Re: experiments and evolution

Bill Hamilton (hamilton@predator.cs.gmr.com)
Fri, 21 Jul 1995 09:47:03 -0500

Glenn writes (to Stephen)

>My point in all this is that you seem to want evolutionary theory to remain
>static and unchanging from what either Darwin believed, or what Dawkins
>believes. This will never be the case. While I will agree that probably the
>majority of biologists are neodarwinians, that does not mean that the
>neodarwinians are correct. IMO (and the opinion of others to whom I am
>grateful for some of this) the next great school of thought in evolutionary
>theory will combine nonlinear dynamics with punc-eq. and developmental
>biology. Those three views are made for each other and can explain a whole
>lot of unexplained phenomena such as the Cambrian Explosion, transitions
>between taxa and the nature of the fossil record. Of course, we Christians,
>will still be fighting (and quoting) the views held by Darwin (as if Darwin
>wrote some sort of biological sacred text that all biologists must sign an
>oath to support).

[snip]

> So, your criticisms of who accepts what view are not really relevant.
> What is important is the question "Does a given view explain the data" The
>coming synthesis of these three items listed above is the science of the
>early next century which Christians are going to have to deal with and it
>explains a lot.
>
Well said. My fear is that too many Christians _will not_ deal with the
science that is developing now. They will still be criticizing Darwin.
Whether we agree or not with their conclusions, _some_ of us _must_ read
and understand the current publications in nonlinear dynamics and biology
and be prepared to criticize these works intelligently.
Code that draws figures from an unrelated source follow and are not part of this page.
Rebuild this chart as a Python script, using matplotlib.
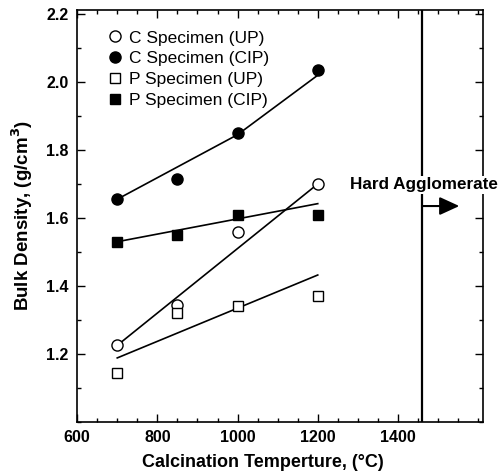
import numpy as np
import matplotlib
matplotlib.use('Agg')
import matplotlib.pyplot as plt
from matplotlib.ticker import MultipleLocator

plt.rcParams['font.family'] = ['Liberation Sans', 'DejaVu Sans']

# measured values
temps = [700, 850, 1000, 1200]
c_up = [1.225, 1.345, 1.56, 1.70]
c_cip = [1.655, 1.715, 1.85, 2.035]
p_up = [1.145, 1.32, 1.34, 1.37]
p_cip = [1.53, 1.55, 1.61, 1.61]

# fitted lines
c_up_fit_x = [700, 1200]
c_up_fit = [1.225, 1.70]
c_cip_fit_x = [700, 1000, 1200]
c_cip_fit = [1.655, 1.845, 2.02]
p_up_fit_x = [700, 1200]
p_up_fit = [1.188, 1.432]
p_cip_fit_x = [700, 1200]
p_cip_fit = [1.53, 1.642]

agglom_temp = 1460

fig = plt.figure(figsize=(5.01, 4.75), dpi=100)
ax = fig.add_axes([0.154, 0.112, 0.81, 0.867])

lw = 1.2
ax.plot(c_up_fit_x, c_up_fit, color='black', lw=lw)
ax.plot(c_cip_fit_x, c_cip_fit, color='black', lw=lw)
ax.plot(p_up_fit_x, p_up_fit, color='black', lw=lw)
ax.plot(p_cip_fit_x, p_cip_fit, color='black', lw=lw)

ax.plot(temps, c_up, 'o', mfc='white', mec='black', mew=1.0, ms=8, label='C Specimen (UP)')
ax.plot(temps, c_cip, 'o', mfc='black', mec='black', ms=8, label='C Specimen (CIP)')
ax.plot(temps, p_up, 's', mfc='white', mec='black', mew=1.0, ms=7, label='P Specimen (UP)')
ax.plot(temps, p_cip, 's', mfc='black', mec='black', ms=7, label='P Specimen (CIP)')

ax.axvline(agglom_temp, color='black', lw=1.6)
ax.text(1465, 1.697, 'Hard Agglomerate', fontsize=12.3, fontweight='bold',
        ha='center', va='center', clip_on=False,
        bbox=dict(facecolor='white', edgecolor='none', pad=1.0))
ax.annotate('', xy=(1553, 1.635), xytext=(agglom_temp, 1.635),
            arrowprops=dict(arrowstyle='-|>,head_length=1.2,head_width=0.55',
                            color='black', lw=1.5, shrinkA=0, shrinkB=0))

ax.set_xlim(600, 1612)
ax.set_ylim(1.0, 2.212)
ax.set_xticks([600, 800, 1000, 1200, 1400])
ax.xaxis.set_minor_locator(MultipleLocator(50))
ax.set_yticks([1.2, 1.4, 1.6, 1.8, 2.0, 2.2])
ax.yaxis.set_minor_locator(MultipleLocator(0.1))
ax.tick_params(which='both', direction='in', top=True, right=True, width=1.0)
ax.tick_params(which='major', length=6, labelsize=11.5, pad=6)
ax.tick_params(which='minor', length=3)
for lab in ax.get_xticklabels() + ax.get_yticklabels():
    lab.set_fontweight('bold')
for s in ax.spines.values():
    s.set_linewidth(1.2)

ax.set_xlabel('Calcination Temperture, (\u00b0C)', fontsize=13, fontweight='bold')
ax.xaxis.set_label_coords(0.457, -0.077)
ax.set_ylabel('Bulk Density, (g/cm$^{\\mathbf{3}}$)', fontsize=13.5, fontweight='bold', labelpad=8)

ax.legend(loc='upper left', bbox_to_anchor=(0.045, 0.98), frameon=False, fontsize=12.5,
          handlelength=0.8, handletextpad=0.45, labelspacing=0.32, borderaxespad=0.3)

fig.savefig('out.png', dpi=100)
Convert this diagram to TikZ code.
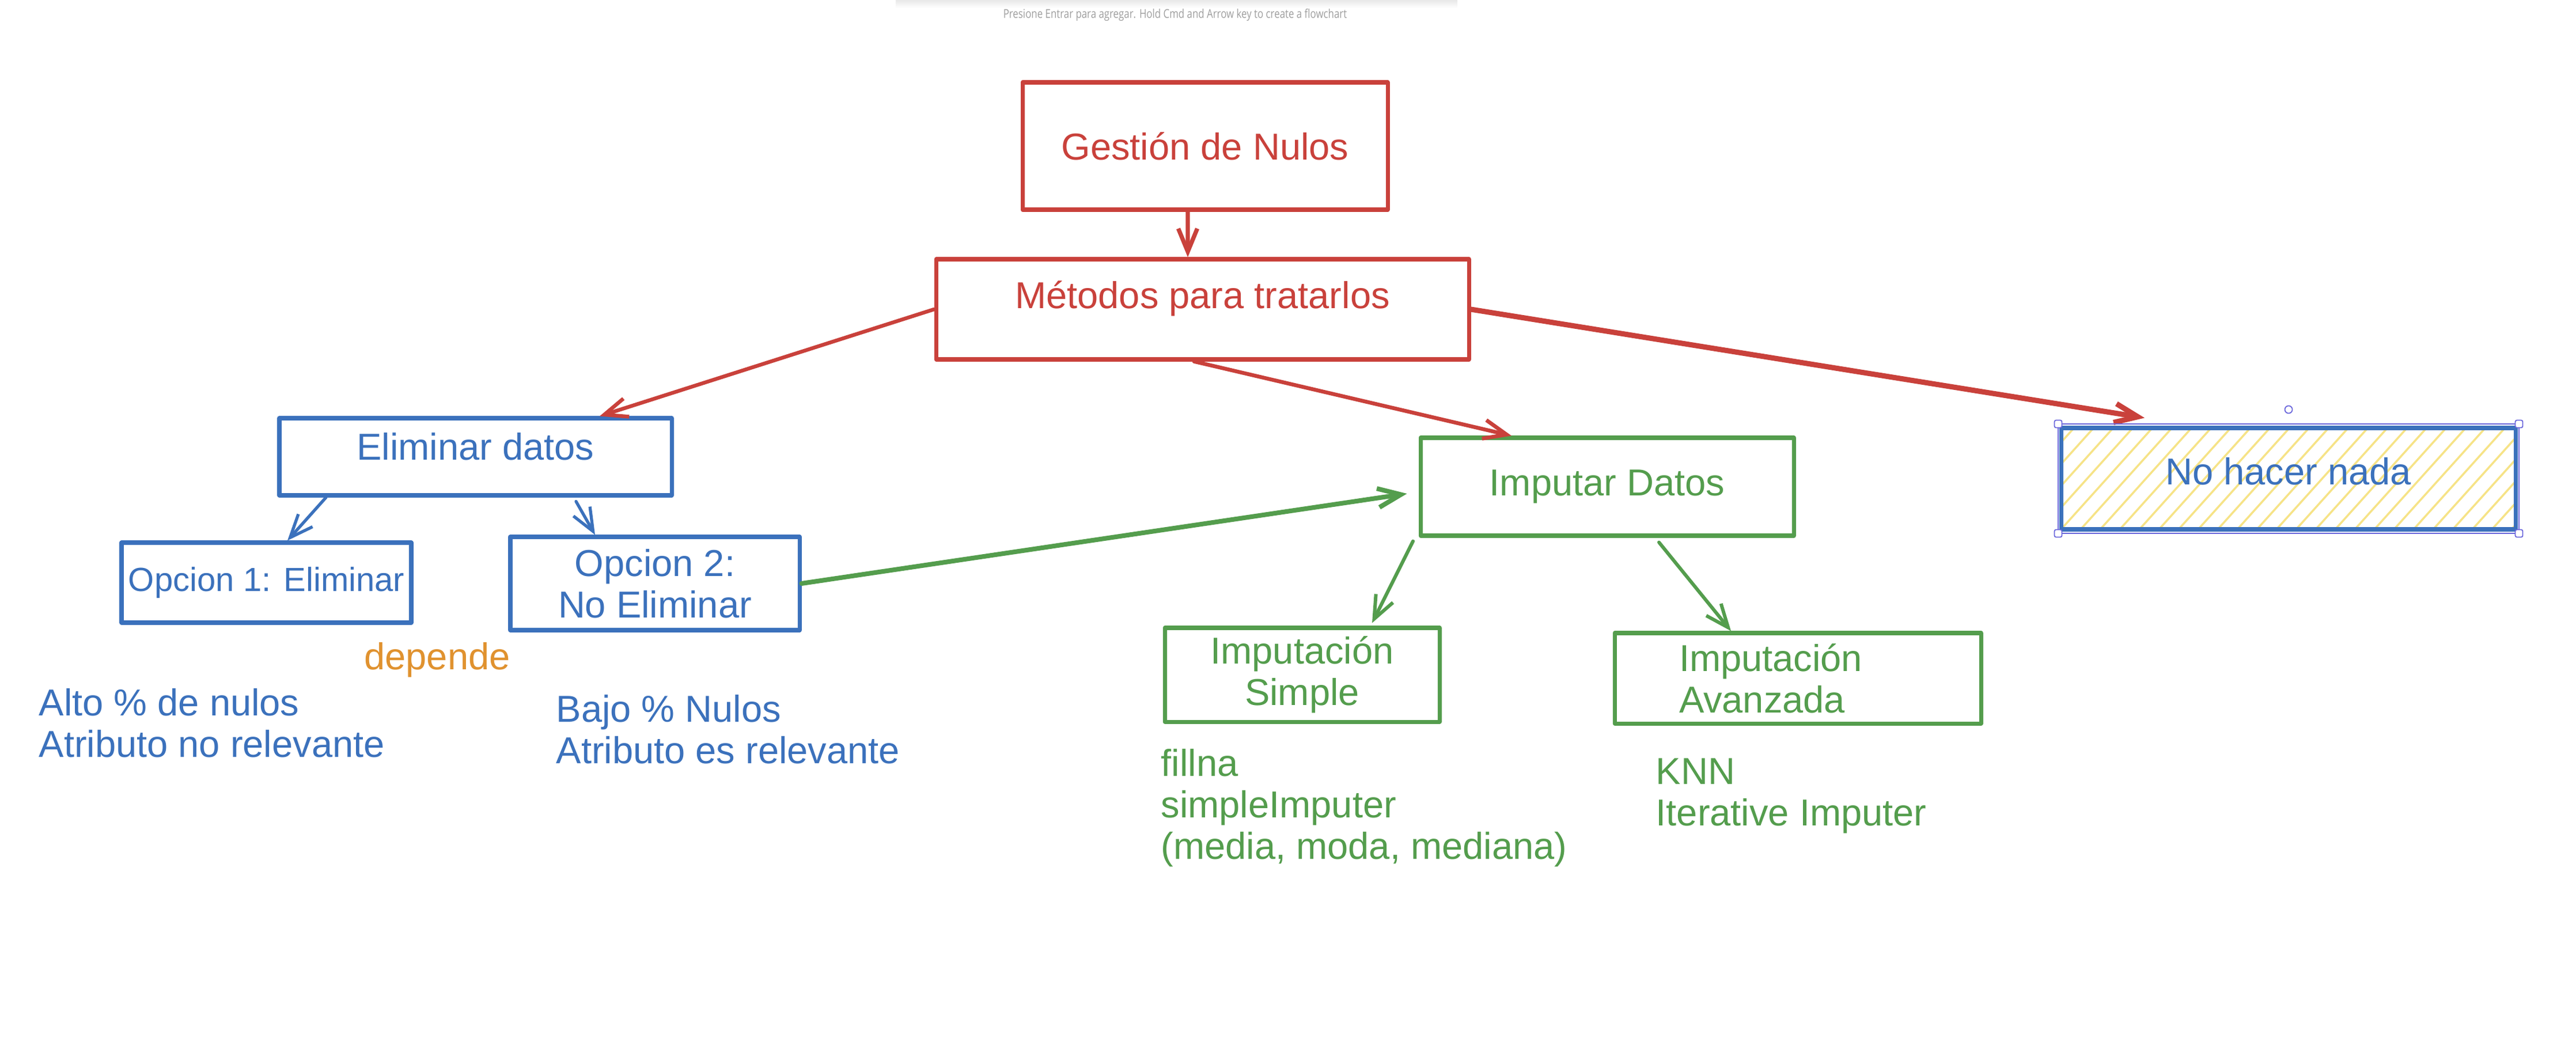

I am currently
reading Kauffman's book, "Origins of order." Progress is slow, because I'm
stoping to derive the math he presents -- some of it anyway. Kauffman has
some ideas I disagree with emphatically in the arena of metaphysics, I'm
sure, but it does no good to just roundly dismiss everything he does. BTW
he has a fairly nice explanation of how events like the Cambrian explosion
and the Permian extinction can be explained by the behavior of the search
processes on fitness landscapes he discusses.